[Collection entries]
•••

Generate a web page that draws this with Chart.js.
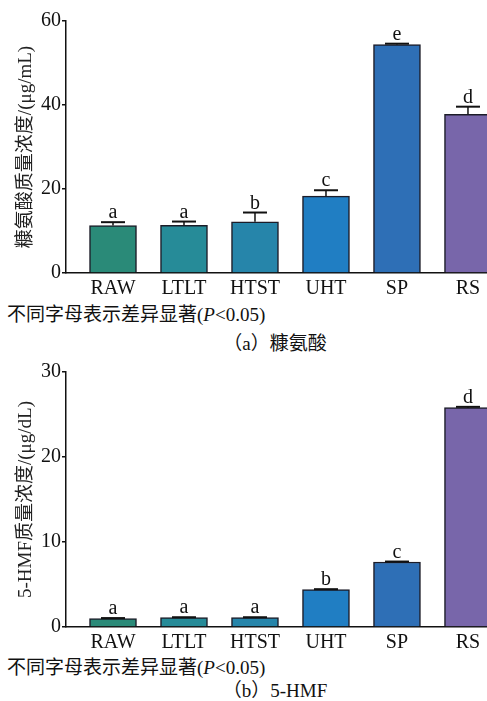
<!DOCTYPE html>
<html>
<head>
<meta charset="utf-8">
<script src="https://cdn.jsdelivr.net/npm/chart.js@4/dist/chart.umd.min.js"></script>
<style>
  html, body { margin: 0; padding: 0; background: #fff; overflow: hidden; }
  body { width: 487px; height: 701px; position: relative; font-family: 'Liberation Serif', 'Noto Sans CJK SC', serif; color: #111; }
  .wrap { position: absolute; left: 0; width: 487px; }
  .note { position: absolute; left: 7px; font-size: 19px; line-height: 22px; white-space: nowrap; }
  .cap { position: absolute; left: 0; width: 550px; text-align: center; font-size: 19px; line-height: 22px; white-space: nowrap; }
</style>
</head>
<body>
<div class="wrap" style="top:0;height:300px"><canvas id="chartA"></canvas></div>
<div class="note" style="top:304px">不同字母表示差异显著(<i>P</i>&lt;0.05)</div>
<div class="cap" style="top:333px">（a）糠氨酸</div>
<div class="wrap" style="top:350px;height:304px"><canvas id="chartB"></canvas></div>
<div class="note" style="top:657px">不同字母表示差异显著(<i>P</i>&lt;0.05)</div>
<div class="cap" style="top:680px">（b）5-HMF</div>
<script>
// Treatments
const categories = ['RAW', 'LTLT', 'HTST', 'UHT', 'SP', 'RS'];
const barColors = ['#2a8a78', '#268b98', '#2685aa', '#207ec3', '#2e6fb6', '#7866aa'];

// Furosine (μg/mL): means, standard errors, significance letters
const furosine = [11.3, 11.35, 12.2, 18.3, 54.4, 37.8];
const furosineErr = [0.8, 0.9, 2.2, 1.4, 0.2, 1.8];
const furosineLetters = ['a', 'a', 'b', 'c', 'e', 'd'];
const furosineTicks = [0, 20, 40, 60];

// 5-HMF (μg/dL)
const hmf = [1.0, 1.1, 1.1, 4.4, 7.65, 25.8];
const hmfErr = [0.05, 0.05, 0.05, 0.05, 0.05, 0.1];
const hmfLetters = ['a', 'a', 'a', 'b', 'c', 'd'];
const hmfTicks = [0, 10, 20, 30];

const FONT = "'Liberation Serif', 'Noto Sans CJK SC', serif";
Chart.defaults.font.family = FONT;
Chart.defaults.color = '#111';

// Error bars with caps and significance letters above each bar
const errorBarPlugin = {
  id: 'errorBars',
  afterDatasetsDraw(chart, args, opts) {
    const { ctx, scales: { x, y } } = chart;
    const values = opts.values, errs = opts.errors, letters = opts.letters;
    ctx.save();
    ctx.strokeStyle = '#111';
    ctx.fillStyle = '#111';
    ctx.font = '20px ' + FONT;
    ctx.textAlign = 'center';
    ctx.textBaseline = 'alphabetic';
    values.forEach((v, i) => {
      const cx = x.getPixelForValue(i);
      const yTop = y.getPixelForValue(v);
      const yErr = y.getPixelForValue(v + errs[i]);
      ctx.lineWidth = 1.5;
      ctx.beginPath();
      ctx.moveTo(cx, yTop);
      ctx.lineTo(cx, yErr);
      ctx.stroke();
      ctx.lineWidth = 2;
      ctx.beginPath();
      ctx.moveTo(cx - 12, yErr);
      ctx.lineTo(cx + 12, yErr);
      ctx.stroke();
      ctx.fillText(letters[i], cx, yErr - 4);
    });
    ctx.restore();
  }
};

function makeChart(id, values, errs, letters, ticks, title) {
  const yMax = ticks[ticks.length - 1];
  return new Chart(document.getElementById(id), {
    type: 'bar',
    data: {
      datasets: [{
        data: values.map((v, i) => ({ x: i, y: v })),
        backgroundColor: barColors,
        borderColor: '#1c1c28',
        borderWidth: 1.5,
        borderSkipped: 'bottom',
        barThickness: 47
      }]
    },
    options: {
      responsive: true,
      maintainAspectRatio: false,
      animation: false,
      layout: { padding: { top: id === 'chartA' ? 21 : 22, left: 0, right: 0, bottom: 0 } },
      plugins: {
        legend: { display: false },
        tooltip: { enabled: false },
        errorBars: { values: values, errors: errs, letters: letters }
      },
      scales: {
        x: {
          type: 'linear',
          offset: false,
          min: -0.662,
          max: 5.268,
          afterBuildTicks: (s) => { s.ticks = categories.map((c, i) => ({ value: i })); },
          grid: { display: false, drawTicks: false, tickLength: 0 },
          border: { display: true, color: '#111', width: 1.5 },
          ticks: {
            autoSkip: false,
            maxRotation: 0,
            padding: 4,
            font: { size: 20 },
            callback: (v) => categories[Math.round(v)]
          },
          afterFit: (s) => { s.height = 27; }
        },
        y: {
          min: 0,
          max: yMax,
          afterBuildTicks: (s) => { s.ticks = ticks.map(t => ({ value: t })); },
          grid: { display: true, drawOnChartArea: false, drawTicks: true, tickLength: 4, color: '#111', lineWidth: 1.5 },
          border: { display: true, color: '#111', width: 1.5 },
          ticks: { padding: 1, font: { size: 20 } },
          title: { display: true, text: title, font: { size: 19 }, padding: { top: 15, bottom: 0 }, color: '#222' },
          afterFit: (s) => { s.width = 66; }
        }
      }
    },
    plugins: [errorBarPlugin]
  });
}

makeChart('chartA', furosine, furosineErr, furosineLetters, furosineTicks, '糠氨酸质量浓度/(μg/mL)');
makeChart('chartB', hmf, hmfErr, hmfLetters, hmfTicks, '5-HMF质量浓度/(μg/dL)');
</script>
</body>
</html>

•••

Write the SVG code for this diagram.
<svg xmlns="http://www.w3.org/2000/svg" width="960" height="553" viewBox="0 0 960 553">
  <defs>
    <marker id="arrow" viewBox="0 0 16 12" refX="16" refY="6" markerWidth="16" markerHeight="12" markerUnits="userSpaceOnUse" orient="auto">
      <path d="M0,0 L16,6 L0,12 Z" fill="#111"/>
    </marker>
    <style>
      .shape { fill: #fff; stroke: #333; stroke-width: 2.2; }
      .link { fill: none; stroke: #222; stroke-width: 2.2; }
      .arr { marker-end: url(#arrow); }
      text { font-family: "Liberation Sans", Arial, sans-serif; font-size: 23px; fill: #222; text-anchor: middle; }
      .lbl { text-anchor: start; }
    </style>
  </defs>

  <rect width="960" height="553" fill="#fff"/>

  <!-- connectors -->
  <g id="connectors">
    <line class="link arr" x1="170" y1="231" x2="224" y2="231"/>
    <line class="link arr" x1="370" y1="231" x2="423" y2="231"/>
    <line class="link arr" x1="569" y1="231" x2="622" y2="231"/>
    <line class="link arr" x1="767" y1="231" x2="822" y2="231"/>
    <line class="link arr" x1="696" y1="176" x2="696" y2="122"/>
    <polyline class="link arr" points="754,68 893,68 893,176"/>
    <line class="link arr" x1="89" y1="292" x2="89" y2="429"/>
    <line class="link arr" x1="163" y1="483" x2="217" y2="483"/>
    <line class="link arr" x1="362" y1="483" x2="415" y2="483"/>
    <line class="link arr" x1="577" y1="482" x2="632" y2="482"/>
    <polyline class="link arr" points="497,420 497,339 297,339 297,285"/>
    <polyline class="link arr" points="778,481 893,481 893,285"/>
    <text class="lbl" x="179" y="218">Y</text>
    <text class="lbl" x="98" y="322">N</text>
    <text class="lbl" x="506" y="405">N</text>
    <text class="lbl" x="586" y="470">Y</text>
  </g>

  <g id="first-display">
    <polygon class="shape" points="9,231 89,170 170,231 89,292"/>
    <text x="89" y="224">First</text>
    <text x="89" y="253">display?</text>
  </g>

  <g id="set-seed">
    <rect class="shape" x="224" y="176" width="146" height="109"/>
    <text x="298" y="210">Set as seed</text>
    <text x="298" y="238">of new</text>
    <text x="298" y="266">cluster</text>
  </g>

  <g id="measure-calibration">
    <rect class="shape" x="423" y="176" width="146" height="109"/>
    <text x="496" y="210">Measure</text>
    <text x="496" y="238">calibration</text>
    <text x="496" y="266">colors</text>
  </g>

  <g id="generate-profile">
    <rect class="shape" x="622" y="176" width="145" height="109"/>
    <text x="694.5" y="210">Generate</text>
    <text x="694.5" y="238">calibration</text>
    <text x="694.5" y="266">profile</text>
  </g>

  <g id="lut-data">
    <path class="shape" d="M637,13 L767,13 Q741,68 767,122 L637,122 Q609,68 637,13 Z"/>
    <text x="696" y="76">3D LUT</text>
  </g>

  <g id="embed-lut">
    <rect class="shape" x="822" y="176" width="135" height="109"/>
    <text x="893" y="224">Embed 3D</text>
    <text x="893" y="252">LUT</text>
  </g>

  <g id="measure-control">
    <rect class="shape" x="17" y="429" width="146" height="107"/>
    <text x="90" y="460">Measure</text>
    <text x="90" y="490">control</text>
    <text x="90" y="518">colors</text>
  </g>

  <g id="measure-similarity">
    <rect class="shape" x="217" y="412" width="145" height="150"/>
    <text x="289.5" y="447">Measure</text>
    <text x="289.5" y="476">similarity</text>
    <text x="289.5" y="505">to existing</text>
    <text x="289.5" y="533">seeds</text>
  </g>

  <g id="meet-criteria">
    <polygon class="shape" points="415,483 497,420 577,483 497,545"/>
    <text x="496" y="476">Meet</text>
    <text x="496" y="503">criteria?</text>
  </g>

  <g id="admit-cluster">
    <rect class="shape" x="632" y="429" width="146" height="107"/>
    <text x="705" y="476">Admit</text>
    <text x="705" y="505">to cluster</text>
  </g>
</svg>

•••

• What the task requires:
What lines above run from the one with "Generate a web" to the one with "const furosineTicks = [0, 20, 40, 60];"? Give them again exactly, ends included, and leave the pictures out.

• Result of this task:
Generate a web page that draws this with Chart.js.
<!DOCTYPE html>
<html>
<head>
<meta charset="utf-8">
<script src="https://cdn.jsdelivr.net/npm/chart.js@4/dist/chart.umd.min.js"></script>
<style>
  html, body { margin: 0; padding: 0; background: #fff; overflow: hidden; }
  body { width: 487px; height: 701px; position: relative; font-family: 'Liberation Serif', 'Noto Sans CJK SC', serif; color: #111; }
  .wrap { position: absolute; left: 0; width: 487px; }
  .note { position: absolute; left: 7px; font-size: 19px; line-height: 22px; white-space: nowrap; }
  .cap { position: absolute; left: 0; width: 550px; text-align: center; font-size: 19px; line-height: 22px; white-space: nowrap; }
</style>
</head>
<body>
<div class="wrap" style="top:0;height:300px"><canvas id="chartA"></canvas></div>
<div class="note" style="top:304px">不同字母表示差异显著(<i>P</i>&lt;0.05)</div>
<div class="cap" style="top:333px">（a）糠氨酸</div>
<div class="wrap" style="top:350px;height:304px"><canvas id="chartB"></canvas></div>
<div class="note" style="top:657px">不同字母表示差异显著(<i>P</i>&lt;0.05)</div>
<div class="cap" style="top:680px">（b）5-HMF</div>
<script>
// Treatments
const categories = ['RAW', 'LTLT', 'HTST', 'UHT', 'SP', 'RS'];
const barColors = ['#2a8a78', '#268b98', '#2685aa', '#207ec3', '#2e6fb6', '#7866aa'];

// Furosine (μg/mL): means, standard errors, significance letters
const furosine = [11.3, 11.35, 12.2, 18.3, 54.4, 37.8];
const furosineErr = [0.8, 0.9, 2.2, 1.4, 0.2, 1.8];
const furosineLetters = ['a', 'a', 'b', 'c', 'e', 'd'];
const furosineTicks = [0, 20, 40, 60];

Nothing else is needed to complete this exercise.